Такое сочетание переживаний многих озадачит – ведь обычно считается, что настоящий ученый не может всерьез верить в сверхъестественное. Эта книга написана с целью опровергнуть подобные представления и показать, что вера в Бога может быть результатом сознательного выбора в рамках рационализма, а ее принципы фактически дополняют те, на которые опирается наука».
Интересно, что Френсис вырос в семье, в которой вопросам веры не придавали особого значения, и в период обучения в университете он считал, что «ни один думающий ученый не может всерьез рассматривать возможность существования Бога, не совершив своего рода интеллектуальное самоубийство». Однако постепенно он начал задавать себе вопросы: «Разве я не ученый? Разве настоящий ученый делает выводы, не проанализировав данные? Разве вопрос о существовании Бога – не самый важный для человеческого бытия?»

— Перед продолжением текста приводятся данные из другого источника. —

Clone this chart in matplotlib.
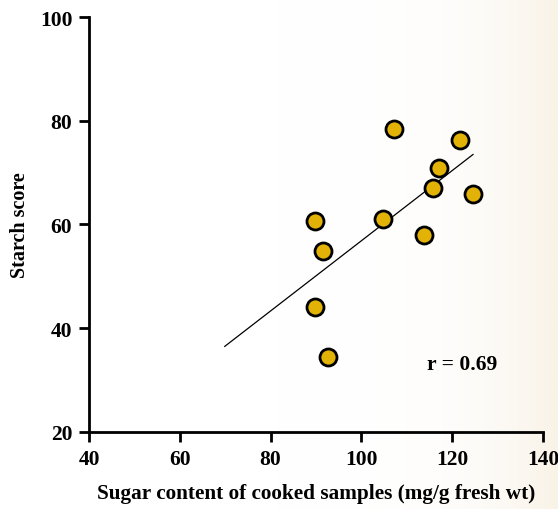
import numpy as np
import matplotlib.pyplot as plt
from matplotlib.colors import LinearSegmentedColormap

# sugar content (mg/g fresh wt) vs starch score for cooked samples
sugar = [107.2, 121.8, 117.0, 115.8, 124.6, 89.7, 104.7, 113.9, 91.5, 89.7, 92.7]
starch = [78.4, 76.2, 70.8, 67.0, 65.9, 60.6, 61.1, 57.9, 54.9, 44.1, 34.4]

# regression line drawn over the fitted range
fit_x = [69.9, 124.6]
fit_y = [36.5, 73.5]

r_text = "r = 0.69"
x_ticks = [40, 60, 80, 100, 120, 140]
y_ticks = [20, 40, 60, 80, 100]

plt.rcParams['font.family'] = ['Liberation Serif', 'DejaVu Serif']
plt.rcParams['font.weight'] = 'bold'

fig = plt.figure(figsize=(5.58, 5.10), dpi=100)

# faint warm wash along the right edge of the page
bg = fig.add_axes([0, 0, 1, 1], zorder=-10)
grad = np.linspace(0, 1, 256) ** 8
grad = np.tile(grad, (10, 1))
cmap = LinearSegmentedColormap.from_list('wash', ['#ffffff', '#f9f2e6'])
bg.imshow(grad, aspect='auto', cmap=cmap, extent=[0, 1, 0, 1])
bg.axis('off')

ax = fig.add_axes([0.1595, 0.151, 0.8135, 0.8137])
ax.patch.set_alpha(0)

ax.plot(fit_x, fit_y, color='black', linewidth=0.9, zorder=2)
ax.scatter(sugar, starch, s=150, facecolor='#E2B306', edgecolor='black',
           linewidth=2.0, zorder=3, clip_on=False)

ax.set_xlim(40, 140)
ax.set_ylim(20, 100)
ax.set_xticks(x_ticks)
ax.set_yticks(y_ticks)

for side in ['top', 'right']:
    ax.spines[side].set_visible(False)
for side in ['left', 'bottom']:
    ax.spines[side].set_linewidth(2.0)

ax.tick_params(direction='out', length=7, width=2.0, labelsize=15.5, pad=5)
for lbl in ax.get_xticklabels() + ax.get_yticklabels():
    lbl.set_fontweight('bold')

ax.set_xlabel('Sugar content of cooked samples (mg/g fresh wt)',
              fontsize=15.3, fontweight='bold', labelpad=10)
ax.set_ylabel('Starch score', fontsize=14.5, fontweight='bold', labelpad=7)

ax.text(122.2, 33.1, r_text, fontsize=15.5, fontweight='bold',
        ha='center', va='center')

fig.savefig('out.png', dpi=100)
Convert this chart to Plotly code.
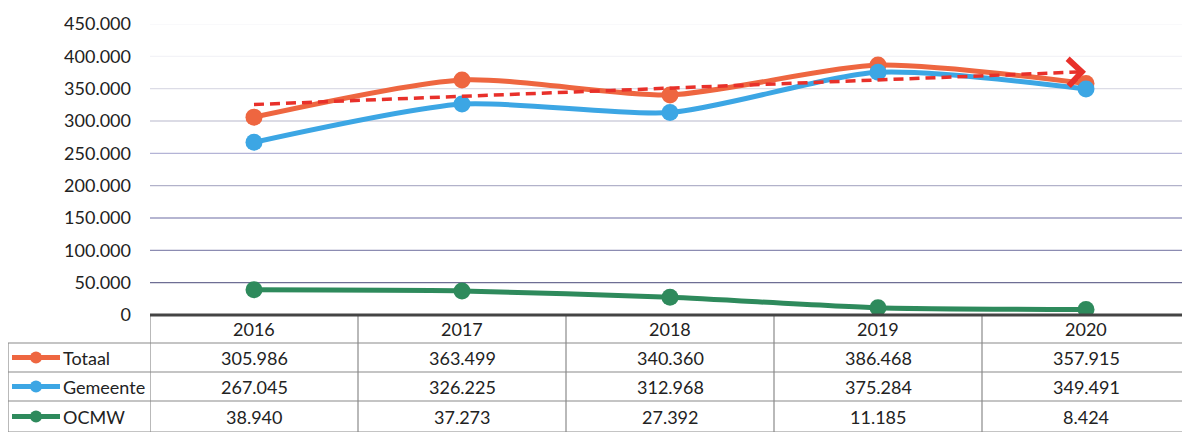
import numpy as np
import plotly.graph_objects as go

years = ["2016", "2017", "2018", "2019", "2020"]
totaal = [305986, 363499, 340360, 386468, 357915]
gemeente = [267045, 326225, 312968, 375284, 349491]
ocmw = [38940, 37273, 27392, 11185, 8424]
series_names = ["Totaal", "Gemeente", "OCMW"]
series_colors = ["#EE6640", "#3CA6E4", "#2E8A5C"]
trend_color = "#E8302A"
y_ticks = [0, 50000, 100000, 150000, 200000, 250000, 300000, 350000, 400000, 450000]
grid_colors = [None, "#6E6E94", "#8C8CB2", "#9C9CC2", "#B2B2CA", "#B4B4D6",
               "#CFCFDD", "#DCDCE6", "#F3F3F7", "#F7F7FA"]

OFF = 8  # page body margin
W, H = 1190 - OFF, 432 - OFF
ML, MR, MT, MB = 150 - OFF, 0, 24 - OFF, 117
plot_h = H - MT - MB
plot_w = W - ML - MR
FONT = "Lato, Open Sans, sans-serif"

fig = go.Figure()
xs = list(range(len(years)))
all_series = [totaal, gemeente, ocmw]

for i in [0, 1, 2]:
    fig.add_trace(go.Scatter(
        x=xs, y=all_series[i], mode="lines+markers", name=series_names[i],
        line=dict(color=series_colors[i], width=5, shape="spline", smoothing=0.7),
        marker=dict(size=17, color=series_colors[i]),
        showlegend=False))

# linear trendline of Totaal (on top)
coef = np.polyfit(xs, totaal, 1)
trend = [coef[0] * x + coef[1] for x in xs]
fig.add_trace(go.Scatter(
    x=[xs[0], xs[-1] - 0.04], y=[trend[0], trend[-1] - coef[0] * 0.04], mode="lines",
    line=dict(color=trend_color, width=3.5, dash="10px,6px"),
    showlegend=False, hoverinfo="skip"))

fig.update_xaxes(range=[-0.5, len(years) - 0.5], showticklabels=False, showgrid=False,
                 zeroline=False, showline=False, fixedrange=True)
fig.update_yaxes(range=[0, 450000], tickvals=y_ticks, tickformat=",d",
                 showgrid=False, zeroline=False,
                 tickfont=dict(family=FONT, size=18, color="#222"), ticks="",
                 ticklabelstandoff=18, fixedrange=True)

def py(px):
    return (315 - px) / plot_h

def pxx(px):
    return (px - 150) / plot_w

shapes = []
annotations = []
for t, c in zip(y_ticks, grid_colors):
    if c is None:
        continue
    shapes.append(dict(type="line", xref="paper", yref="y", x0=0, x1=1, y0=t, y1=t,
                       layer="below", line=dict(color=c, width=1.3)))

line_col = "#8A8A8A"
row_edges = [315, 343, 372, 401, 432]
for r in row_edges[1:]:
    shapes.append(dict(type="line", xref="paper", yref="paper", x0=pxx(8), x1=1, y0=py(r), y1=py(r),
                       line=dict(color=line_col, width=1.2)))
for k in range(len(years) + 1):
    shapes.append(dict(type="line", xref="x", yref="paper", x0=k - 0.5, x1=k - 0.5,
                       y0=py(315), y1=py(432), line=dict(color=line_col, width=1.2)))
shapes.append(dict(type="line", xref="paper", yref="paper", x0=pxx(8), x1=pxx(8),
                   y0=py(343), y1=py(432), line=dict(color=line_col, width=1.2)))
shapes.append(dict(type="line", xref="paper", yref="paper", x0=0, x1=1, y0=py(315), y1=py(315),
                   line=dict(color="#444", width=3)))

# arrowhead at end of trendline
annotations.append(dict(x=xs[-1], y=trend[-1], ax=xs[-1] - 0.05,
                        ay=trend[-1] - coef[0] * 0.05, xref="x", yref="y", axref="x", ayref="y",
                        showarrow=True, arrowhead=4, arrowsize=1.5, arrowwidth=3.5,
                        arrowcolor=trend_color, text=""))

for k, yv in enumerate(years):
    annotations.append(dict(x=k, y=py(329), xref="x", yref="paper", text=yv, showarrow=False,
                            yanchor="middle", font=dict(family=FONT, size=18, color="#222")))

def fmt(v):
    return f"{v:,}".replace(",", ".")

for i, s in enumerate(all_series):
    yc = (row_edges[i + 1] + row_edges[i + 2]) / 2
    for k, v in enumerate(s):
        annotations.append(dict(x=k, y=py(yc), xref="x", yref="paper", text=fmt(v), showarrow=False,
                                yanchor="middle", font=dict(family=FONT, size=18, color="#222")))
    shapes.append(dict(type="line", xref="paper", yref="paper", x0=pxx(12), x1=pxx(60),
                       y0=py(yc), y1=py(yc), line=dict(color=series_colors[i], width=5)))
    shapes.append(dict(type="circle", xref="paper", yref="paper", xsizemode="pixel", ysizemode="pixel",
                       xanchor=pxx(36), yanchor=py(yc), x0=-6, x1=6, y0=-6, y1=6,
                       fillcolor=series_colors[i], line=dict(width=0)))
    annotations.append(dict(x=pxx(61), y=py(yc), xref="paper", yref="paper", text=series_names[i],
                            showarrow=False, xanchor="left", yanchor="middle",
                            font=dict(family=FONT, size=18, color="#222")))

fig.update_layout(
    width=W, height=H, margin=dict(l=ML, r=MR, t=MT, b=MB),
    paper_bgcolor="white", plot_bgcolor="white", separators=",.",
    shapes=shapes, annotations=annotations, showlegend=False,
)

fig.write_html("out.html")
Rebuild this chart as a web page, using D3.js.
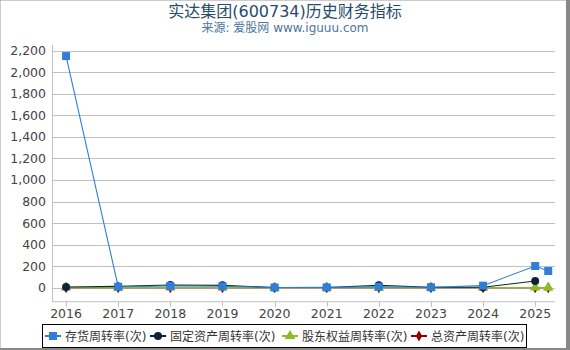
<!DOCTYPE html>
<html>
<head>
<meta charset="utf-8">
<script src="https://cdn.jsdelivr.net/npm/d3@7/dist/d3.min.js"></script>
<style>
body{margin:0;background:#fff;}
svg text{font-family:"DejaVu Sans","Noto Sans CJK SC",sans-serif;}
</style>
</head>
<body>
<div id="chart"></div>
<script>
var width=570,height=350;

// 数据
var periods=[2016,2017,2018,2019,2020,2021,2022,2023,2024,2025,2025.25];
var yearTicks=[2016,2017,2018,2019,2020,2021,2022,2023,2024,2025];
var yTicks=[0,200,400,600,800,1000,1200,1400,1600,1800,2000,2200];
var seriesNames=["存货周转率(次)","固定资产周转率(次)","股东权益周转率(次)","总资产周转率(次)"];
var inventoryTurnover=[2150,9,16,13,2,3,9,4,19,201,155];
var fixedAssetTurnover=[6,12,25,22,2,2,22,4,4,62,null];
var equityTurnover=[1.2,1.1,1.3,1.2,0.5,0.6,1.0,0.8,0.9,1.2,1.0];
var totalAssetTurnover=[0.5,0.4,0.5,0.5,0.2,0.2,0.4,0.3,0.3,0.4,0.3];

var colors=["#2f7ed8","#0d233a","#8bbc21","#910000"];
var shapes=[d3.symbolSquare,d3.symbolCircle,d3.symbolTriangle,d3.symbolDiamond];
var symSize=[64,50,48,36];
var allSeries=[inventoryTurnover,fixedAssetTurnover,equityTurnover,totalAssetTurnover];

var svg=d3.select('#chart').append('svg')
    .attr('width',width).attr('height',height);

// 外框
svg.append('rect').attr('x',0).attr('y',0).attr('width',width).attr('height',height)
    .attr('fill','none').attr('stroke','#999').attr('stroke-width',1);
svg.append('line').attr('x1',568).attr('x2',568).attr('y1',0).attr('y2',height)
    .attr('stroke','#888').attr('stroke-width',4);
svg.append('line').attr('x1',0).attr('x2',width).attr('y1',349).attr('y2',349)
    .attr('stroke','#888').attr('stroke-width',2);

// 标题
svg.append('text').attr('x',285).attr('y',17).attr('text-anchor','middle')
    .attr('font-size','16px').attr('fill','#274b6d').text('实达集团(600734)历史财务指标');
svg.append('text').attr('x',285).attr('y',32).attr('text-anchor','middle')
    .attr('font-size','12px').attr('fill','#4d759e').text('来源: 爱股网 www.iguuu.com');

var plotLeft=52,plotRight=555,plotTop=45,plotBottom=301.7;
var x=d3.scaleLinear().domain([2015.73,2025.38]).range([plotLeft,plotRight]);
var y=d3.scaleLinear().domain([-130,2253]).range([plotBottom,plotTop]);

// 网格线
var g=svg.append('g');
g.selectAll('.grid').data(yTicks).enter().append('line')
    .attr('x1',plotLeft).attr('x2',plotRight)
    .attr('y1',function(d){return Math.round(y(d))+0.5;})
    .attr('y2',function(d){return Math.round(y(d))+0.5;})
    .attr('stroke','#c0c0c0').attr('stroke-width',1);
g.selectAll('.ylab').data(yTicks).enter().append('text')
    .attr('x',46).attr('y',function(d){return y(d)+4.5;})
    .attr('text-anchor','end').attr('font-size','12.5px').attr('fill','#444')
    .text(d3.format(','));

// 坐标轴
g.append('line').attr('x1',plotLeft+0.5).attr('x2',plotLeft+0.5).attr('y1',plotTop).attr('y2',plotBottom)
    .attr('stroke','#c0c0c0');
g.append('line').attr('x1',plotLeft).attr('x2',plotRight).attr('y1',plotBottom).attr('y2',plotBottom)
    .attr('stroke','#c0c0c0');
g.selectAll('.xt').data(yearTicks).enter().append('line')
    .attr('x1',function(d){return Math.round(x(d))+0.5;})
    .attr('x2',function(d){return Math.round(x(d))+0.5;})
    .attr('y1',plotBottom).attr('y2',plotBottom+5).attr('stroke','#c0c0c0');
g.selectAll('.xlab').data(yearTicks).enter().append('text')
    .attr('x',function(d){return x(d);}).attr('y',318)
    .attr('text-anchor','middle').attr('font-size','12.5px').attr('fill','#444')
    .text(function(d){return d;});

// 折线（存货最后画，位于最上层）
var order=[3,2,1,0];
var line=d3.line().defined(function(d){return d[1]!=null;})
    .x(function(d){return x(d[0]);}).y(function(d){return y(d[1]);});
order.forEach(function(i){
    var pts=periods.map(function(p,j){return [p,allSeries[i][j]];});
    svg.append('path').datum(pts).attr('d',line)
        .attr('fill','none').attr('stroke',colors[i]).attr('stroke-width',1.1);
});
order.forEach(function(i){
    var pts=periods.map(function(p,j){return [p,allSeries[i][j]];})
        .filter(function(d){return d[1]!=null;});
    svg.selectAll('.m'+i).data(pts).enter().append('path')
        .attr('d',d3.symbol().type(shapes[i]).size(symSize[i]))
        .attr('transform',function(d){return 'translate('+x(d[0])+','+y(d[1])+')';})
        .attr('fill',colors[i]);
});

// 图例
svg.append('rect').attr('x',42.5).attr('y',324.5).attr('width',484).attr('height',23)
    .attr('fill','#fff').attr('stroke','#000').attr('stroke-width',1);
var legendX=[45,150,282,411];
seriesNames.forEach(function(name,i){
    var lg=svg.append('g').attr('transform','translate('+legendX[i]+',336)');
    lg.append('line').attr('x1',0).attr('x2',16).attr('stroke',colors[i]).attr('stroke-width',2);
    lg.append('path').attr('d',d3.symbol().type(shapes[i]).size(symSize[i]))
        .attr('transform','translate(8,0)').attr('fill',colors[i]);
    lg.append('text').attr('x',20).attr('y',5).attr('font-size','12px').attr('fill','#333').text(name);
});
</script>
</body>
</html>
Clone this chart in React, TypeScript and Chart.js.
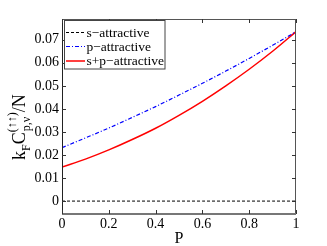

Не будем раскрывать все карты, если вас заинтересовала история трансформации мировоззрения автора – прочтите книгу «Доказательство Бога. Аргументы ученого», тем более что она написана живым языком и содержит много интересной информации и о науке, и о религии. Автор отвечает на ряд вопросов, актуальных для нашего исследования, например: «Не является ли вера в Бога попыткой выдать желаемое за действительное?» и «Может ли серьезный ученый верить в чудеса?»